We know that he listened to his mother’s words with his heart.

In America the dream is to make it out of the ghetto. In Soweto, because there was no leaving the ghetto, the dream was to transform the ghetto.’ And they did.

The memoir is racy, and the many incidents, humoristic on the surface, describe the South Africa of his childhood, and the discriminatory conduct the families faced. Its core is hardship and the daily fight to find a happy way out of it.

Never does Noah make us feel that there was a compromise. Whatever life dealt him, he made of it a winning scenario.

As a coloured boy Noah never felt he belonged to either the white group, or the black. When he chose, it was to be with the blacks, his people. And he discovered that speaking many of the African languages endeared him to many ethnic groups, including English which he was perfectly comfortable speaking.

That, and so many other smaller incidents in my life, made me realize that language, even more than colour, defines who we are to people.

Trevor Noah Quote 2

 

“I became a chameleon. My colour didn’t change, but I could change perception.”

I resonate so with the above, because I speak a few languages, and then when I do speak to the folk whose language it is, they are both surprised and pleased and I’m immediately acceptable.

Noah has interspersed his chapters with facts about apartheid, about the people of this world, of South Africa and what it can do to a race. It was both fascinating and horrifying.

As an Indian, we do our best to choose the right name for our kids, full of meaning and with hope that they’ll live up to the name. It is similar with his culture. “When it was time to pick my name, she chose Trevor, a name with no meaning whatsoever in South Africa, no precedent in my family. It’s not even a Biblical name. It’s just a name. My mother wanted her child beholden to no fate. She wanted me to be free to go anywhere, do anything, be anyone.

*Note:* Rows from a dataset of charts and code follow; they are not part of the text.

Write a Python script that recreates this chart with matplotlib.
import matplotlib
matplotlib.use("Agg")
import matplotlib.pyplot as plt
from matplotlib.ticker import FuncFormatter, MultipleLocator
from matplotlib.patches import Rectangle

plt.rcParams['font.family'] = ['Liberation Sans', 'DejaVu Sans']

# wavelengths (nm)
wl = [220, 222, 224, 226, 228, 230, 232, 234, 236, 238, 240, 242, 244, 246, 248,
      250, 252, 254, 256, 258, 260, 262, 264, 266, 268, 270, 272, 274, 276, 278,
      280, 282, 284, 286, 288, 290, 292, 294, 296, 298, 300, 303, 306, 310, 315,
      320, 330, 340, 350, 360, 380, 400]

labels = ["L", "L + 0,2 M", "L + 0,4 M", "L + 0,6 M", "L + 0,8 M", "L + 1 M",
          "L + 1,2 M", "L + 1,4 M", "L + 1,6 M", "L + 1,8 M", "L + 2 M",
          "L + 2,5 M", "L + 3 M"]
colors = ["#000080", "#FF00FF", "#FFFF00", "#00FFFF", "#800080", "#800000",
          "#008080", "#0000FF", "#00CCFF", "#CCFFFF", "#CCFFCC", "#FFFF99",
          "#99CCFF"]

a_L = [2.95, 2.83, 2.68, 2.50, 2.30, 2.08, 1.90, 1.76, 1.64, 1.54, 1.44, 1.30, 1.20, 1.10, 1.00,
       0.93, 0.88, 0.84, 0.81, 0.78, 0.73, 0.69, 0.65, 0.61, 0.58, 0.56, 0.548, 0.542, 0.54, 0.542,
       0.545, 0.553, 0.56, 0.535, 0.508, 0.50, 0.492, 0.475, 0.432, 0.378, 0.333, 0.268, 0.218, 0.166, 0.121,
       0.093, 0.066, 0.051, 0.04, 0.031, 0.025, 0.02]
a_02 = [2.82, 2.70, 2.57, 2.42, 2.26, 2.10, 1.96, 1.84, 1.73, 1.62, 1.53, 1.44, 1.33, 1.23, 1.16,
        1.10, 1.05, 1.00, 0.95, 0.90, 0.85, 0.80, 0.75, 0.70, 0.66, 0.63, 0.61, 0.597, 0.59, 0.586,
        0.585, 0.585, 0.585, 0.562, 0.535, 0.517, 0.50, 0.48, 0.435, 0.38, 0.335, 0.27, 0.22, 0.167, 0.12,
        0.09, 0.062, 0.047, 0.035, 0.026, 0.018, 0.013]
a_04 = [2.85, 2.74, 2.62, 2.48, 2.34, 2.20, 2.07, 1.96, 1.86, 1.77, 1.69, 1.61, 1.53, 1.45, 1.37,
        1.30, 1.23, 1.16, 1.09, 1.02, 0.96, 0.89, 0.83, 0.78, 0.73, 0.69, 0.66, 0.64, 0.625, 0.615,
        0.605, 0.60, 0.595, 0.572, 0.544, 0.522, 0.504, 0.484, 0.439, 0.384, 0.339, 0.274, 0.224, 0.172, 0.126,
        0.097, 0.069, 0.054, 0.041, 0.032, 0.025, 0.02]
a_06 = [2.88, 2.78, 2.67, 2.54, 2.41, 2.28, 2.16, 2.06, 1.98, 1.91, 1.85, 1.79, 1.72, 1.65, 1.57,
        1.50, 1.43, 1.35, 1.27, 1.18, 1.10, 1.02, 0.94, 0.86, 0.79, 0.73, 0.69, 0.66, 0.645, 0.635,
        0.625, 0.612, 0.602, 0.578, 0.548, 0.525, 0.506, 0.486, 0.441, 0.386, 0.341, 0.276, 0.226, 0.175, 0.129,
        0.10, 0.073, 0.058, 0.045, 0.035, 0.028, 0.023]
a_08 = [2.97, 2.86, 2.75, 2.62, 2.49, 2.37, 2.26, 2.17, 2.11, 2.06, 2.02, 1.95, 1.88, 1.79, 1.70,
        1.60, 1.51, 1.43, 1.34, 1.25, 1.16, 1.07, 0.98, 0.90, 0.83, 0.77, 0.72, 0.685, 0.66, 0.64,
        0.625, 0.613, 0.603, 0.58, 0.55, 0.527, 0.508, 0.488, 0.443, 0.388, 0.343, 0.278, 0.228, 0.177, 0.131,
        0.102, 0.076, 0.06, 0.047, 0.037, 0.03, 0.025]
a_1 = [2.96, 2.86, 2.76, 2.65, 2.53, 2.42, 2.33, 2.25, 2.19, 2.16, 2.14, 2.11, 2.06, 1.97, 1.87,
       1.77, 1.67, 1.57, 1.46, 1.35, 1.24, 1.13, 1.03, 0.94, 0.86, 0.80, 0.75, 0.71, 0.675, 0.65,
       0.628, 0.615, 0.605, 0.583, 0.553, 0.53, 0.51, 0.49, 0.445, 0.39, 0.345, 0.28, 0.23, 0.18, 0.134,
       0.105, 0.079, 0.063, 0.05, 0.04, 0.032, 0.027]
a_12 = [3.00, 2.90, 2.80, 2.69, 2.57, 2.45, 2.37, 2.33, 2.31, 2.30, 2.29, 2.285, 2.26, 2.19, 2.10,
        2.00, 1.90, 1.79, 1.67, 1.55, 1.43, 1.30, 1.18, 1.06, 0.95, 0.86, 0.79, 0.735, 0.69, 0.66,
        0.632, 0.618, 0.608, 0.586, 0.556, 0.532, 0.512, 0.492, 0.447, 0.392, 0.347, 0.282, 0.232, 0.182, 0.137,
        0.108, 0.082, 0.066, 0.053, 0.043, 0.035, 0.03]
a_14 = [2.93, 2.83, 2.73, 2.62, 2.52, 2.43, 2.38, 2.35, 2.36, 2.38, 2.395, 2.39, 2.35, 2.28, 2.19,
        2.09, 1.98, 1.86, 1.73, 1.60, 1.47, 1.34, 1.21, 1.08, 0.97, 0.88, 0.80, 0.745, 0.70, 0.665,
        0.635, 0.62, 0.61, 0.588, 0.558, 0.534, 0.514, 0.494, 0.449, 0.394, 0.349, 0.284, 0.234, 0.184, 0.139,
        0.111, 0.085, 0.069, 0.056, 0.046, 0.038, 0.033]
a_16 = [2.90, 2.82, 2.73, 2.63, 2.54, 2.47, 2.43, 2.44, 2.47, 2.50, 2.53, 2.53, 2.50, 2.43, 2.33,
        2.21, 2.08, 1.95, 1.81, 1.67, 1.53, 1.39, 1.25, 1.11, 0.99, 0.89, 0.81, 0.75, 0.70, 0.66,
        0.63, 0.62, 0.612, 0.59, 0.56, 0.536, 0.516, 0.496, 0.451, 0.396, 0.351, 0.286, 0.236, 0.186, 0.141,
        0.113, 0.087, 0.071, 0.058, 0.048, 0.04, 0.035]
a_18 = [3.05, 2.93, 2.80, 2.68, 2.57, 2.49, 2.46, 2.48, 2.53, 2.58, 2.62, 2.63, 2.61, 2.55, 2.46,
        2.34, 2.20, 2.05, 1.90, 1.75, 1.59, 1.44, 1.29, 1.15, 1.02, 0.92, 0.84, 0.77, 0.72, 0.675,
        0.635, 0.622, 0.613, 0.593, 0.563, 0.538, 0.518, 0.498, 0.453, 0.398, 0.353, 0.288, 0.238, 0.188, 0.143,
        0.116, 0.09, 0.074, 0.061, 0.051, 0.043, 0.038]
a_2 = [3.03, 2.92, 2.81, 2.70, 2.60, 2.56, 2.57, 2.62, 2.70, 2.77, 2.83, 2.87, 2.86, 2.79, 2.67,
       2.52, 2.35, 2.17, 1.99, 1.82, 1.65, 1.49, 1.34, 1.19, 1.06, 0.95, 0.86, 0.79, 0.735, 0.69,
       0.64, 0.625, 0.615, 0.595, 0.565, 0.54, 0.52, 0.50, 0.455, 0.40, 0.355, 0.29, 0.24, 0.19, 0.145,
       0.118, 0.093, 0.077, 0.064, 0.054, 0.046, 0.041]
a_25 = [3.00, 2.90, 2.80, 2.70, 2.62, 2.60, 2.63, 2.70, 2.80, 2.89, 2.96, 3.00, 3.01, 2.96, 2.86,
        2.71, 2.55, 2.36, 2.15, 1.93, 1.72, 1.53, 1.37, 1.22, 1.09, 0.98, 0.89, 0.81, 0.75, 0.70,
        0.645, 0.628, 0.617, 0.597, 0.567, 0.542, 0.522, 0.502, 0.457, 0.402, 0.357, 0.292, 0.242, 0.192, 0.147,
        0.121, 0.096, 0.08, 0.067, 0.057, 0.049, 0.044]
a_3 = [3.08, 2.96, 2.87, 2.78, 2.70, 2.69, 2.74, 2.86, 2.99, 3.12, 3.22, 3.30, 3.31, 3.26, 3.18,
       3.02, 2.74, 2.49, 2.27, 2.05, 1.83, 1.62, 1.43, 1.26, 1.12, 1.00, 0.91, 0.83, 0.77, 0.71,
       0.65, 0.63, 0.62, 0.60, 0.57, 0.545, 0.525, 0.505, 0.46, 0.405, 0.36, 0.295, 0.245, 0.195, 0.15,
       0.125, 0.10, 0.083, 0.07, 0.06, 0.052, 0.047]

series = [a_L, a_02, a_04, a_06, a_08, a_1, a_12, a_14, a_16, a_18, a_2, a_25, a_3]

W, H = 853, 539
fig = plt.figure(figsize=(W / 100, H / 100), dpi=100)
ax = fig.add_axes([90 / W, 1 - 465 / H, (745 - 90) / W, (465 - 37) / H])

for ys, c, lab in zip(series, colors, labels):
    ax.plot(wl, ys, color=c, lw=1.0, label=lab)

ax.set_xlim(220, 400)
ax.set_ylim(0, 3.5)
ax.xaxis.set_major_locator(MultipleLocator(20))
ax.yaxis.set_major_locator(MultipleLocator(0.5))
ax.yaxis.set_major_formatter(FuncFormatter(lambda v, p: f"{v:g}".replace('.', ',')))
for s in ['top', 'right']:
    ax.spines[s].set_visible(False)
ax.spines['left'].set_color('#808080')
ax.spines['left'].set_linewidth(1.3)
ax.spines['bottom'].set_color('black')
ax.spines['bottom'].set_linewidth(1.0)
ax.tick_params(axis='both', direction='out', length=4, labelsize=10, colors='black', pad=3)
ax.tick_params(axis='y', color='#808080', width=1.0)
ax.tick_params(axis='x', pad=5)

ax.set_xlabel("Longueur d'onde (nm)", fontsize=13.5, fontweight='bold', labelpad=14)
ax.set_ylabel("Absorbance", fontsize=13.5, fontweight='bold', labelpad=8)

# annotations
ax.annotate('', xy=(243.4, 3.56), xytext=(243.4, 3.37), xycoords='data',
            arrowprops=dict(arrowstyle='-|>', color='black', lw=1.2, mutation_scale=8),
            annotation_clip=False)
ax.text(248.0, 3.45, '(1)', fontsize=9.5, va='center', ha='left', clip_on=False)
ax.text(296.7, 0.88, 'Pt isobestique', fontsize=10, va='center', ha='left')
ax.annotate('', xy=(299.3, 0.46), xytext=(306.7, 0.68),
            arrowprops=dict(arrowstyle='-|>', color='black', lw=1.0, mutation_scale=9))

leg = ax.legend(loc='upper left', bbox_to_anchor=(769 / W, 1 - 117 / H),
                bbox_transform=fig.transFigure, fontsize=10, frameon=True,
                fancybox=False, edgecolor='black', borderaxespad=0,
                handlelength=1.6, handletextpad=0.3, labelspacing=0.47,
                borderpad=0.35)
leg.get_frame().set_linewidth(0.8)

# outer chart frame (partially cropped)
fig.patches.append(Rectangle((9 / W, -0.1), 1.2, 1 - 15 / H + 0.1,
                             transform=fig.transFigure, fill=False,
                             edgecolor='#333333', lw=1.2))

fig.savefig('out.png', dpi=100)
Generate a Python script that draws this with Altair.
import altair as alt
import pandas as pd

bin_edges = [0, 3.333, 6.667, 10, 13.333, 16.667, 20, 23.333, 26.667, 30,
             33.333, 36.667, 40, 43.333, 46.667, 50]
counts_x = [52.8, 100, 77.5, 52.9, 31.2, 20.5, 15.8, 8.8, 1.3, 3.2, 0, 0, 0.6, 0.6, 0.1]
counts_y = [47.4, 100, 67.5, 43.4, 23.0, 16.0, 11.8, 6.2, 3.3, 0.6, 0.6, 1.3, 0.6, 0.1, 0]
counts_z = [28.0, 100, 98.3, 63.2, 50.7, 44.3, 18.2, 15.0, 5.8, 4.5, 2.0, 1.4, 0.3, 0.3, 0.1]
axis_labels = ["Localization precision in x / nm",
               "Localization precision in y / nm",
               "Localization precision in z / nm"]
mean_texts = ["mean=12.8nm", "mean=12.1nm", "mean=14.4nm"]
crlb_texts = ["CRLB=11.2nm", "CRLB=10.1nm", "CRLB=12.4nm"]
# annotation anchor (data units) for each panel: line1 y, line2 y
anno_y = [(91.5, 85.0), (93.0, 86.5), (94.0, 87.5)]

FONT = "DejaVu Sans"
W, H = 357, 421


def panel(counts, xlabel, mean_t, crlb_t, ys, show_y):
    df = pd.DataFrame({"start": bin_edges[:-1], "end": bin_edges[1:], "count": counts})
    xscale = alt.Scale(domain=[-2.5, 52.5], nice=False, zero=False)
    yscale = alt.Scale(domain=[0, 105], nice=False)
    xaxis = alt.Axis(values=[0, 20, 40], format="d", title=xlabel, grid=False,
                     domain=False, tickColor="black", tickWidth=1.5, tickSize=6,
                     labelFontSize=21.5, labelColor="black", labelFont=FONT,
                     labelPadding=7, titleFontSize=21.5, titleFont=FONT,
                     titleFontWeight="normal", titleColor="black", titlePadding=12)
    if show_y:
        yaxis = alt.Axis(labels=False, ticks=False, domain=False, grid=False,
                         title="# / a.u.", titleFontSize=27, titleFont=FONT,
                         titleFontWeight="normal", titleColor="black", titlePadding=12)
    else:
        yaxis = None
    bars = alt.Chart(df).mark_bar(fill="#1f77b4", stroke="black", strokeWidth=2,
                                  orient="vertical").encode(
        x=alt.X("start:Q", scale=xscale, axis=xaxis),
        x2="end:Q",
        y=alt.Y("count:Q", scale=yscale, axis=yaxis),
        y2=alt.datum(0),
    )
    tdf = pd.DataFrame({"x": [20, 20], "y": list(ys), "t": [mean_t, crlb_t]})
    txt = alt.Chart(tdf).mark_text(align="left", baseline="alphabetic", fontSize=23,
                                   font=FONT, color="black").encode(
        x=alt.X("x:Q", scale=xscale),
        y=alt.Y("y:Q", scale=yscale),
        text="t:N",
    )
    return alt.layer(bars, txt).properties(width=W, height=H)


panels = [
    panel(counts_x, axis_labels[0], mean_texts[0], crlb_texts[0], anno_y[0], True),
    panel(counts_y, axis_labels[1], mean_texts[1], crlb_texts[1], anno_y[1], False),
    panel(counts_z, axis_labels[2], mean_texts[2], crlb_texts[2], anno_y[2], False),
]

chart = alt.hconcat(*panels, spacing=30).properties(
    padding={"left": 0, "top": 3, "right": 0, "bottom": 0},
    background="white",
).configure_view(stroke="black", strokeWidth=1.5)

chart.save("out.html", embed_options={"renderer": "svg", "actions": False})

baby holding mother's finger

Picture Credit: Tembinkosi Sikupela/Unsplash.com

What a woman!

I finished the book with my heart in my mouth. There are a lot of takeaways and a lot to absorb. As I read, it was as if Trevor Noah was in the room with me, reading out his life. The quality of this memoir is like none other, and believe you me, I’ve read many a memoir.

If you’re willing to be exposed to a life led dotted with myriad incidents that can break or make you, pick up this book and allow yourself to read a true account of a life of survival, both instinctually and by sheer brain power. Watching, running, learning, applying- that’s Trevor Noah’s dictum. And then the deluge of emotions at the very end, the rawness of it.

Trevor Noah Quote 1I’ll end with a quote from Trevor Noah: “I never felt poor because our lives were so rich with experience. We were always out doing something, going somewhere.”

I could go on, but I shan’t. There are many highlighted paragraphs in my kindle, but may you find your own wisdom from the memoir.